How to Become a Wildlife Photographer


Photographing wildlife can either be a thrilling hobby or a lucrative career. Whether your goals include award-winning photographs in National Geographic or simply capturing the fox that lives nearby, you'll need to prepare in order to become a successful wildlife photographer.

  • Take classes other than traditional photography classes. Wildlife biology classes are especially beneficial to a wildlife photographer. You'll need to understand animal behavior patterns to effectively capture the behavior on film. Consider nature and survival classes, as well. Wildlife photographers travel to remote areas of the world and often spend days at a time outside.

  • Practice photographing animals. It might go without saying, but the more experience you gain photographing wildlife, the more successful you'll eventually be. Don't limit yourself to wildlife. Take photos of your dog or cat. Try to catch them running or stretching. The best wildlife photographs use the animals' eyes as a focal point.

  • Experiment with your camera settings. You'll have less than a second to capture that perfect photograph, and you don't want to ruin the photo with inappropriate settings. Take photos at different times of the day and learn how your camera reacts.

  • Read about wildlife. The more you know about your subject the more proficient you'll be at photographing it. Don't limit yourself to text books. Find books and stories that interest you. You'll be more likely to retain the information.

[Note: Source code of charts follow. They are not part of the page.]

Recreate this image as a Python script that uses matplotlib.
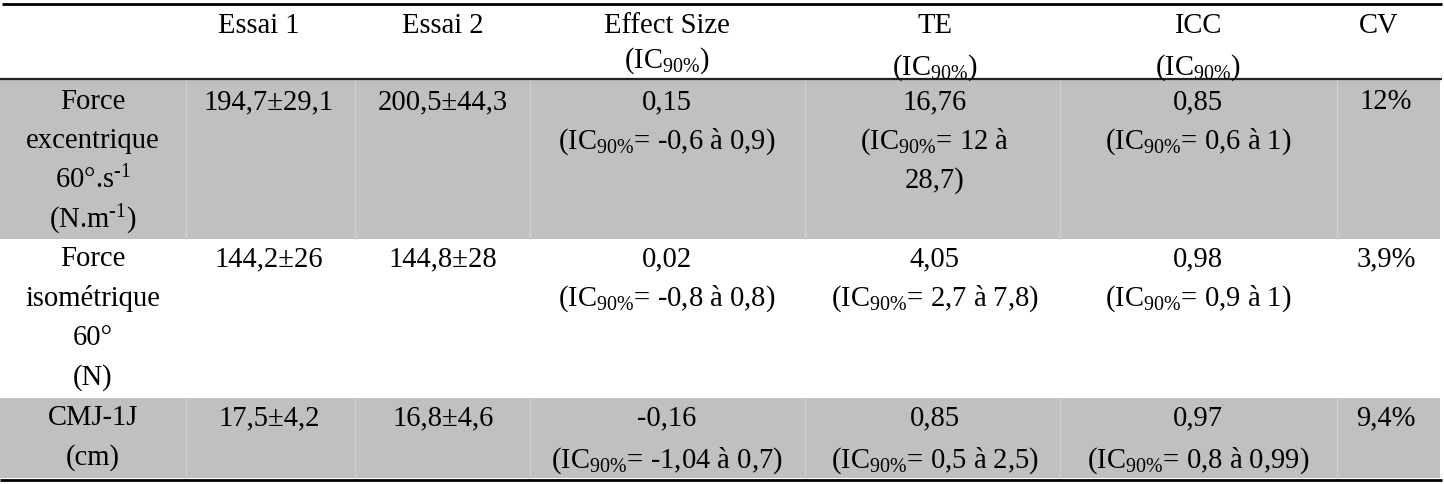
import matplotlib
matplotlib.use('Agg')
import matplotlib.pyplot as plt
from matplotlib.patches import Rectangle

plt.rcParams['font.family'] = 'Liberation Serif'
plt.rcParams['mathtext.fontset'] = 'custom'
plt.rcParams['mathtext.rm'] = 'Liberation Serif'
plt.rcParams['mathtext.it'] = 'Liberation Serif:italic'

IC = r'(IC$_{\mathrm{90\%}}$'

# table content
headers = ['', 'Essai 1', 'Essai 2', 'Effect Size', 'TE', 'ICC', 'CV']
headers2 = ['', '', '', IC + ')', IC + ')', IC + ')', '']
row_labels = [['Force', 'excentrique', r'60°.s$^{\text{-1}}$', r'(N.m$^{\text{-1}}$)'],
              ['Force', 'isométrique', '60°', '(N)'],
              ['CMJ-1J', '(cm)']]
essai1 = ['194,7±29,1', '144,2±26', '17,5±4,2']
essai2 = ['200,5±44,3', '144,8±28', '16,8±4,6']
es = ['0,15', '0,02', '-0,16']
es_ic = ['-0,6 à 0,9', '-0,8 à 0,8', '-1,04 à 0,7']
te = ['16,76', '4,05', '0,85']
te_ic = ['12 à 28,7', '2,7 à 7,8', '0,5 à 2,5']
icc = ['0,85', '0,98', '0,97']
icc_ic = ['0,6 à 1', '0,9 à 1', '0,8 à 0,99']
cv = ['12%', '3,9%', '9,4%']

# layout (pixels)
col_edges = [0, 186, 355, 530, 805, 1060, 1337, 1442]
val_x = [93, 269, 443, 667, 935, 1198, 1386]
head_x = [93, 259, 443, 667, 935, 1198, 1379]
row_top = [80, 239, 398]
row_bot = [239, 398, 478]
row_base = [109, 266, 425]
step = 39.5
shaded = [True, False, True]
gray = '#c0c0c0'
fs = 20.6

fig = plt.figure(figsize=(14.44, 4.84), dpi=100)
ax = fig.add_axes([0, 0, 1, 1])
ax.set_xlim(0, 1444)
ax.set_ylim(484, 0)
ax.axis('off')

for i in range(3):
    if shaded[i]:
        ax.add_patch(Rectangle((0, row_top[i]), 1440, row_bot[i] - row_top[i],
                               facecolor=gray, edgecolor='none'))
        for x in col_edges[1:-1]:
            ax.plot([x, x], [row_top[i], row_bot[i]], color='#d2d2d2', lw=0.8)

# header
for j in range(7):
    ax.text(head_x[j], 33, headers[j], ha='center', va='baseline', fontsize=fs)
    if headers2[j]:
        yb = 68 if j == 3 else 75
        ax.text(head_x[j], yb, headers2[j], ha='center', va='baseline', fontsize=fs)

# body
for i in range(3):
    cells = [row_labels[i],
             [essai1[i]],
             [essai2[i]],
             [es[i], IC + '= ' + es_ic[i] + ')'],
             [te[i], IC + '= ' + te_ic[i] + ')'],
             [icc[i], IC + '= ' + icc_ic[i] + ')'],
             [cv[i]]]
    if i == 0:
        a, b = cells[4][1].rsplit(' ', 1)
        cells[4] = [cells[4][0], a, b]
    for j, lines in enumerate(cells):
        for k, s in enumerate(lines):
            yb = row_base[i] + k * step
            if i == 2 and k == 1 and j >= 3:
                yb += 3
            ax.text(val_x[j], yb, s, ha='center', va='baseline', fontsize=fs)

# rules
ax.plot([2, 1442], [3.5, 3.5], color='black', lw=2.0, solid_capstyle='butt')
ax.plot([0, 1442], [79, 79], color='#222222', lw=1.6, solid_capstyle='butt')
ax.plot([0, 1442], [479.5, 479.5], color='black', lw=2.0, solid_capstyle='butt')

fig.savefig('out.png', dpi=100)
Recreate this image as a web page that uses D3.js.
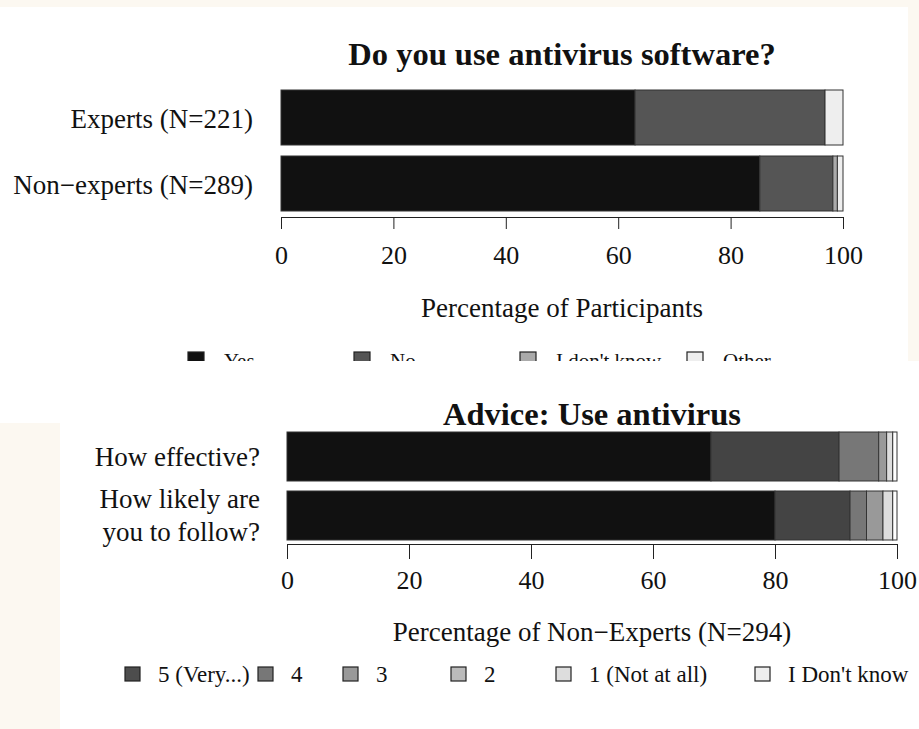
<!DOCTYPE html>
<html>
<head>
<meta charset="utf-8">
<script src="https://cdn.jsdelivr.net/npm/d3@7"></script>
<style>
  html, body { margin: 0; padding: 0; background: #fcf8f1; }
  svg { display: block; }
  text { font-family: "Liberation Serif", "Times New Roman", serif; fill: #111; }
</style>
</head>
<body>
<div id="chart"></div>
<script>
// top chart: "Do you use antivirus software?"
const groups1 = ["Experts (N=221)", "Non\u2212experts (N=289)"];
const answers1 = ["Yes", "No", "I don't know", "Other"];
const yesVals = [63.0, 85.2];
const noVals = [33.8, 13.0];
const idkVals = [0.0, 0.8];
const otherVals = [3.2, 1.0];
const ticks1 = [0, 20, 40, 60, 80, 100];

// bottom chart: "Advice: Use antivirus"
const questions2 = [["How effective?"], ["How likely are", "you to follow?"]];
const ratings2 = ["5 (Very...)", "4", "3", "2", "1 (Not at all)", "I Don't know"];
const r5 = [69.5, 80.0];
const r4 = [21.0, 12.3];
const r3 = [6.5, 2.7];
const r2 = [1.3, 2.7];
const r1 = [1.0, 1.6];
const rIdk = [0.7, 0.7];
const ticks2 = [0, 20, 40, 60, 80, 100];

const W = 919, H = 729;
const labelSize = 27;
const tickSize = 26;
const serif = "Liberation Serif, Times New Roman, serif";

const svg = d3.select("#chart").append("svg")
  .attr("width", W)
  .attr("height", H);

// page background + white panels
svg.append("rect").attr("width", W).attr("height", H).attr("fill", "#fcf8f1");
svg.append("rect").attr("x", 0).attr("y", 7).attr("width", 908).attr("height", 354).attr("fill", "#fff");
svg.append("rect").attr("x", 60).attr("y", 361).attr("width", 859).attr("height", 368).attr("fill", "#fff");
svg.append("rect").attr("x", 0).attr("y", 361).attr("width", 60).attr("height", 62).attr("fill", "#fff");

svg.append("clipPath").attr("id", "topClip")
  .append("rect").attr("x", 0).attr("y", 7).attr("width", 908).attr("height", 354);

// ---------- top chart ----------
const topG = svg.append("g").attr("clip-path", "url(#topClip)");

const rows1 = groups1.map((g, i) => ({
  group: g,
  "Yes": yesVals[i],
  "No": noVals[i],
  "I don't know": idkVals[i],
  "Other": otherVals[i]
}));

const x1 = d3.scaleLinear().domain([0, 100]).range([281, 843]);
const y1 = d3.scaleBand().domain(groups1).range([90, 211]).paddingInner(11 / 66).paddingOuter(0);
const color1 = d3.scaleOrdinal().domain(answers1).range(["#111111", "#555555", "#aaaaaa", "#eeeeee"]);

const stack1 = d3.stack().keys(answers1)(rows1);

topG.append("g")
  .selectAll("g")
  .data(stack1)
  .enter()
  .append("g")
  .attr("fill", d => color1(d.key))
  .selectAll("rect")
  .data(d => d)
  .enter()
  .append("rect")
  .attr("x", d => x1(d[0]))
  .attr("y", d => y1(d.data.group))
  .attr("width", d => x1(d[1]) - x1(d[0]))
  .attr("height", y1.bandwidth())
  .attr("stroke", "#333")
  .attr("stroke-width", 1);

topG.append("text")
  .attr("x", (x1(0) + x1(100)) / 2)
  .attr("y", 65)
  .attr("text-anchor", "middle")
  .attr("font-size", 32.5)
  .attr("font-weight", "bold")
  .text("Do you use antivirus software?");

topG.selectAll(".cat1")
  .data(groups1)
  .enter()
  .append("text")
  .attr("class", "cat1")
  .attr("x", 253)
  .attr("y", d => y1(d) + y1.bandwidth() / 2 + 10)
  .attr("text-anchor", "end")
  .attr("font-size", labelSize)
  .text(d => d);

const xAxis1 = topG.append("g")
  .attr("transform", "translate(0,217)")
  .call(d3.axisBottom(x1).tickValues(ticks1).tickSize(12).tickSizeOuter(0).tickPadding(17));
xAxis1.select(".domain").attr("stroke", "#222");
xAxis1.selectAll(".tick line").attr("stroke", "#222");
xAxis1.selectAll(".tick text")
  .attr("font-size", tickSize)
  .attr("font-family", serif)
  .attr("fill", "#111");

topG.append("text")
  .attr("x", (x1(0) + x1(100)) / 2)
  .attr("y", 317)
  .attr("text-anchor", "middle")
  .attr("font-size", labelSize)
  .text("Percentage of Participants");

// legend, cut off by the panel edge
const legendX1 = [188, 354, 520, 687];
const leg1 = topG.selectAll(".leg1")
  .data(answers1)
  .enter()
  .append("g")
  .attr("class", "leg1")
  .attr("transform", (d, i) => `translate(${legendX1[i]},352)`);
leg1.append("rect")
  .attr("width", 16)
  .attr("height", 15)
  .attr("fill", d => color1(d))
  .attr("stroke", "#222")
  .attr("stroke-width", 1.2);
leg1.append("text")
  .attr("x", 36)
  .attr("y", 16)
  .attr("font-size", 21)
  .text(d => d);

// ---------- bottom chart ----------
const bottomG = svg.append("g");

const rows2 = questions2.map((q, i) => ({
  q: q.join(" "),
  "5 (Very...)": r5[i],
  "4": r4[i],
  "3": r3[i],
  "2": r2[i],
  "1 (Not at all)": r1[i],
  "I Don't know": rIdk[i]
}));

const x2 = d3.scaleLinear().domain([0, 100]).range([287, 897]);
const y2 = d3.scaleBand().domain(rows2.map(d => d.q)).range([432, 540]).paddingInner(10 / 59).paddingOuter(0);
const barColor2 = d3.scaleOrdinal().domain(ratings2).range(["#111111", "#444444", "#777777", "#999999", "#dddddd", "#ffffff"]);
const legColor2 = d3.scaleOrdinal().domain(ratings2).range(["#4d4d4d", "#777777", "#999999", "#bbbbbb", "#dddddd", "#eeeeee"]);

const stack2 = d3.stack().keys(ratings2)(rows2);

bottomG.append("g")
  .selectAll("g")
  .data(stack2)
  .enter()
  .append("g")
  .attr("fill", d => barColor2(d.key))
  .selectAll("rect")
  .data(d => d)
  .enter()
  .append("rect")
  .attr("x", d => x2(d[0]))
  .attr("y", d => y2(d.data.q))
  .attr("width", d => x2(d[1]) - x2(d[0]))
  .attr("height", y2.bandwidth())
  .attr("stroke", "#333")
  .attr("stroke-width", 1);

bottomG.append("text")
  .attr("x", (x2(0) + x2(100)) / 2)
  .attr("y", 425)
  .attr("text-anchor", "middle")
  .attr("font-size", 32.5)
  .attr("font-weight", "bold")
  .text("Advice: Use antivirus");

const cat2 = bottomG.selectAll(".cat2")
  .data(rows2)
  .enter()
  .append("text")
  .attr("class", "cat2")
  .attr("text-anchor", "end")
  .attr("font-size", labelSize);
cat2.each(function (d, i) {
  const lines = questions2[i];
  const mid = y2(d.q) + y2.bandwidth() / 2;
  lines.forEach((line, j) => {
    d3.select(this).append("tspan")
      .attr("x", 260)
      .attr("y", mid + 9 + (j - (lines.length - 1) / 2) * 33)
      .text(line);
  });
});

const xAxis2 = bottomG.append("g")
  .attr("transform", "translate(0,544)")
  .call(d3.axisBottom(x2).tickValues(ticks2).tickSize(15).tickSizeOuter(0).tickPadding(12));
xAxis2.select(".domain").attr("stroke", "#222");
xAxis2.selectAll(".tick line").attr("stroke", "#222");
xAxis2.selectAll(".tick text")
  .attr("font-size", tickSize)
  .attr("font-family", serif)
  .attr("fill", "#111");

bottomG.append("text")
  .attr("x", (x2(0) + x2(100)) / 2)
  .attr("y", 641)
  .attr("text-anchor", "middle")
  .attr("font-size", labelSize)
  .text("Percentage of Non\u2212Experts (N=294)");

const legendX2 = [125, 258, 343, 451, 556, 755];
const leg2 = bottomG.selectAll(".leg2")
  .data(ratings2)
  .enter()
  .append("g")
  .attr("class", "leg2")
  .attr("transform", (d, i) => `translate(${legendX2[i]},667)`);
leg2.append("rect")
  .attr("width", 15)
  .attr("height", 14)
  .attr("fill", d => legColor2(d))
  .attr("stroke", "#222")
  .attr("stroke-width", 1.2);
leg2.append("text")
  .attr("x", 33)
  .attr("y", 15)
  .attr("font-size", 23)
  .text(d => d);
</script>
</body>
</html>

  • Attend photography seminars and classes. Learn everything you can about your craft. Although your goal is to become a wildlife photographer, you should also be skilled at photographing people and nature scenes.

  • Study under an established wildlife photographer. Find a local photography club and you'll also find skilled amateur and professional photographers. Take the time to learn their strategies and tips, including the best areas and times to find active wildlife.

Tips & Warnings

  • Wildlife is typically the most active at dusk and dawn, so schedule your practice sessions around those times.